Los mejores momentos caen solos, como por arte de magia, cuando se apaga la pantalla y queda la banda tocando como la conocíamos; hasta entonces se percibe que, efectivamente, se trata de la banda más importante de los últimos tiempos. Es interesante que U2, críticos permanentes del control que ejercen los medios de comunicación, aparezcan ahora barridos del escenario por el peor de todos, que es la televisión.
El concierto terminó y el contingente de invitados de Control Machete fue conducido a una carpa-bar, a brindar con algo engañoso que nos hiciera creer, durante unos instantes de júbilo borracho, que era U2 el que nos estaba invitando. Saludos, sonrisas y fotografías mientras llegaba la persona encargada de conducirnos a la zona de camerinos.

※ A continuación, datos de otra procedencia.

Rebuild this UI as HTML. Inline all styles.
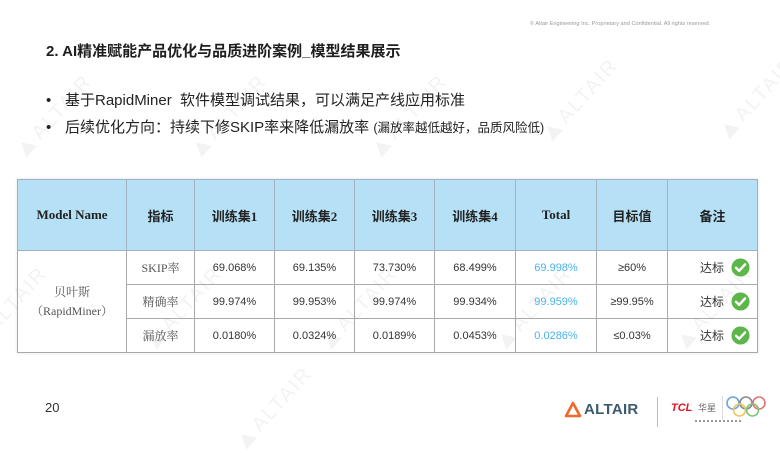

Caminamos por detrás del escenario y luego por un estacionamiento de camiones, que al asociarlo con la duración de la caminata y la borrachera jubilosa que se llevaba a pedazos el viento, nos dejó la impresión de que estábamos llegando a la estación de Tapo. Entramos al salón siguiendo al capitán ¡lvarez, que iba empeñado en que ese viaje imaginario por medio mundo llegara por fin a puerto. Entre bebida y bebida apareció Bono. Conversó con sus invitados, respondió a sus cuestionamientos, aceptó sus reclamos y felicitaciones. Viéndolo ahí, sin su parafernalia pop, con su gorra irlandesa de combate, asumí que no deja de ser acojonante estar frente al hombre que ha musicalizado buena parte de tu vida, y esa reflexión dimensionó el asunto de la pantalla pop, que fue una mala tarde en medio de tardes mejores, y que bien podemos archivarla, junto a nuestra vuelta al mundo imaginaria, en el espacio que ocupan estas líneas.